● **The problem**
Below is a listing to transcribe in full and exactly; keep the pictures out.

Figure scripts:
——

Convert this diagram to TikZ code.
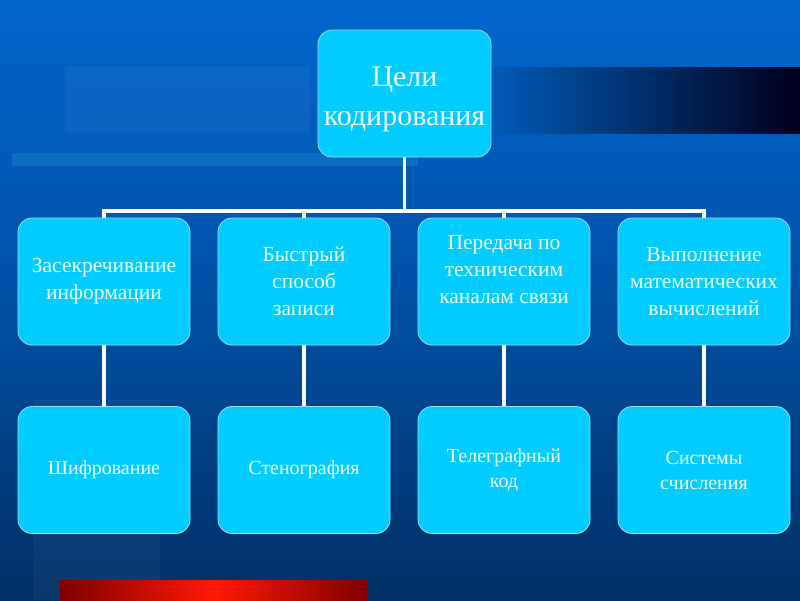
\documentclass[tikz,border=0pt]{standalone}
\usepackage{fontspec}
\setmainfont{Liberation Serif}
\usetikzlibrary{backgrounds}
\pgfdeclarelayer{bg}
\pgfsetlayers{bg,background,main}
\begin{document}
\begin{tikzpicture}[x=1pt,y=-1pt,
  box/.style={draw=cyan!40!white, line width=0.8pt, fill=boxfill, rounded corners=14pt,
    minimum width=172pt, minimum height=127pt, text=textc, align=center, inner sep=2pt,
    font=\fontsize{21.5}{27}\selectfont},
  lowbox/.style={box, font=\fontsize{20}{25}\selectfont},
  conn/.style={draw=white, line width=3.5pt}]
\definecolor{bgtop}{RGB}{0,102,204}
\definecolor{bgmid}{RGB}{0,80,165}
\definecolor{bgbot}{RGB}{0,48,100}
\definecolor{boxfill}{RGB}{0,204,255}
\definecolor{textc}{RGB}{235,255,255}
\useasboundingbox (0,0) rectangle (800,600);
% background
\begin{pgfonlayer}{bg}
\shade[top color=bgtop, bottom color=bgmid] (0,0) rectangle (800,300);
\shade[top color=bgmid, bottom color=bgbot] (0,300) rectangle (800,600);
\fill[white, opacity=0.04] (65,67) rectangle (310,133);
\shade[left color=bgtop!90!black, right color=black!90!blue] (490,67) rectangle (800,133);
\fill[cyan!60!blue, opacity=0.6] (12,153) rectangle (418,166);
\fill[white, opacity=0.04] (33,400) rectangle (160,600);
\shade[left color=red!50!black, right color=red!50!black, middle color=orange!20!red] (60,580) rectangle (367,600);
\end{pgfonlayer}
% nodes
\node[box, minimum width=173pt] (root) at (404.5,93.5) {};
\node[text=textc, align=center, font=\fontsize{30}{39}\selectfont] (roottxt) at (404.5,99) {Цели\\кодирования};
\node[box] (a1) at (104,281.5) {Засекречивание\\информации};
\node[box] (a2) at (304,281.5) {Быстрый\\способ\\записи};
\node[box] (a3) at (504,281.5) {};
\node[text=textc, align=center, font=\fontsize{21.5}{27}\selectfont] (a3txt) at (504,270) {Передача по\\техническим\\каналам связи};
\node[box] (a4) at (704,281.5) {Выполнение\\математических\\вычислений};
\node[lowbox] (b1) at (104,470) {Шифрование};
\node[lowbox] (b2) at (304,470) {Стенография};
\node[lowbox] (b3) at (504,470) {Телеграфный\\код};
\node[lowbox] (b4) at (704,470) {Системы\\счисления};
% connectors
\begin{pgfonlayer}{background}
\coordinate (h) at (404.5,211);
\draw[conn] (root.south) -- (h);
\draw[conn, line cap=rect] (a1.north) |- (h) -| (a4.north);
\draw[conn] (a2.north) -- (a2.north |- h);
\draw[conn] (a3.north) -- (a3.north |- h);
\draw[conn] (a1) -- (b1);
\draw[conn] (a2) -- (b2);
\draw[conn] (a3) -- (b3);
\draw[conn] (a4) -- (b4);
\end{pgfonlayer}
\end{tikzpicture}
\end{document}
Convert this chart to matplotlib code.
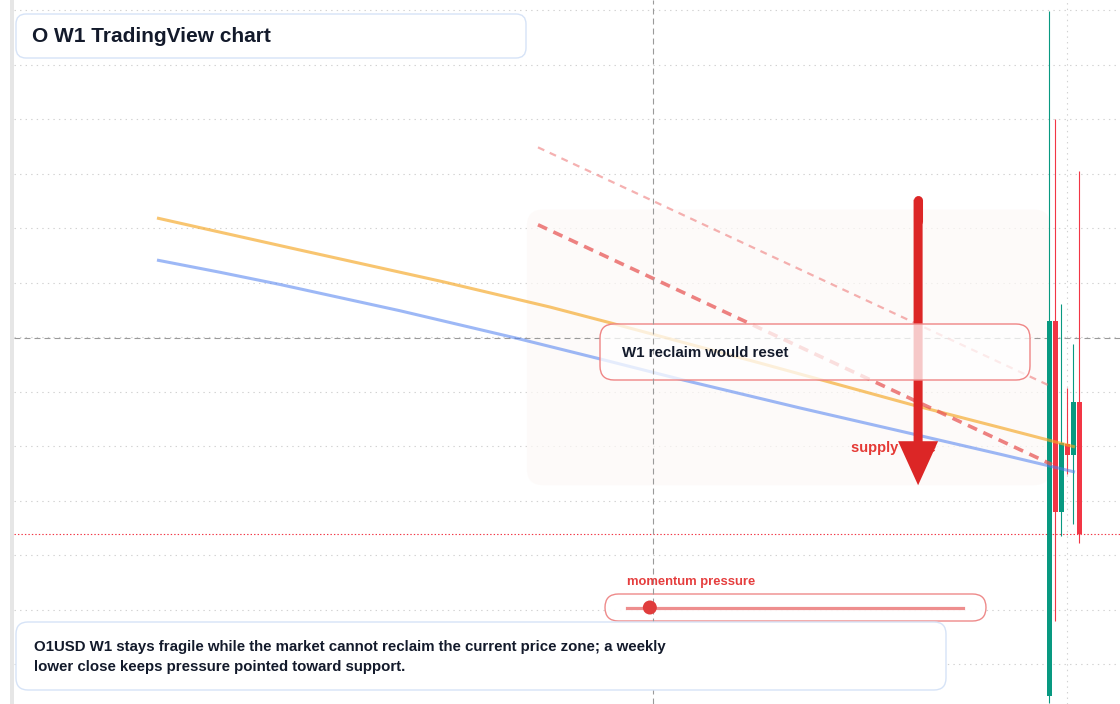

——

● **Exercise solution**
Convert this diagram to TikZ code.
\documentclass[tikz,border=0pt]{standalone}
\usepackage{fontspec}
\setmainfont{Liberation Serif}
\usetikzlibrary{backgrounds}
\pgfdeclarelayer{bg}
\pgfsetlayers{bg,background,main}
\begin{document}
\begin{tikzpicture}[x=1pt,y=-1pt,
  box/.style={draw=cyan!40!white, line width=0.8pt, fill=boxfill, rounded corners=14pt,
    minimum width=172pt, minimum height=127pt, text=textc, align=center, inner sep=2pt,
    font=\fontsize{21.5}{27}\selectfont},
  lowbox/.style={box, font=\fontsize{20}{25}\selectfont},
  conn/.style={draw=white, line width=3.5pt}]
\definecolor{bgtop}{RGB}{0,102,204}
\definecolor{bgmid}{RGB}{0,80,165}
\definecolor{bgbot}{RGB}{0,48,100}
\definecolor{boxfill}{RGB}{0,204,255}
\definecolor{textc}{RGB}{235,255,255}
\useasboundingbox (0,0) rectangle (800,600);
% background
\begin{pgfonlayer}{bg}
\shade[top color=bgtop, bottom color=bgmid] (0,0) rectangle (800,300);
\shade[top color=bgmid, bottom color=bgbot] (0,300) rectangle (800,600);
\fill[white, opacity=0.04] (65,67) rectangle (310,133);
\shade[left color=bgtop!90!black, right color=black!90!blue] (490,67) rectangle (800,133);
\fill[cyan!60!blue, opacity=0.6] (12,153) rectangle (418,166);
\fill[white, opacity=0.04] (33,400) rectangle (160,600);
\shade[left color=red!50!black, right color=red!50!black, middle color=orange!20!red] (60,580) rectangle (367,600);
\end{pgfonlayer}
% nodes
\node[box, minimum width=173pt] (root) at (404.5,93.5) {};
\node[text=textc, align=center, font=\fontsize{30}{39}\selectfont] (roottxt) at (404.5,99) {Цели\\кодирования};
\node[box] (a1) at (104,281.5) {Засекречивание\\информации};
\node[box] (a2) at (304,281.5) {Быстрый\\способ\\записи};
\node[box] (a3) at (504,281.5) {};
\node[text=textc, align=center, font=\fontsize{21.5}{27}\selectfont] (a3txt) at (504,270) {Передача по\\техническим\\каналам связи};
\node[box] (a4) at (704,281.5) {Выполнение\\математических\\вычислений};
\node[lowbox] (b1) at (104,470) {Шифрование};
\node[lowbox] (b2) at (304,470) {Стенография};
\node[lowbox] (b3) at (504,470) {Телеграфный\\код};
\node[lowbox] (b4) at (704,470) {Системы\\счисления};
% connectors
\begin{pgfonlayer}{background}
\coordinate (h) at (404.5,211);
\draw[conn] (root.south) -- (h);
\draw[conn, line cap=rect] (a1.north) |- (h) -| (a4.north);
\draw[conn] (a2.north) -- (a2.north |- h);
\draw[conn] (a3.north) -- (a3.north |- h);
\draw[conn] (a1) -- (b1);
\draw[conn] (a2) -- (b2);
\draw[conn] (a3) -- (b3);
\draw[conn] (a4) -- (b4);
\end{pgfonlayer}
\end{tikzpicture}
\end{document}
Convert this chart to matplotlib code.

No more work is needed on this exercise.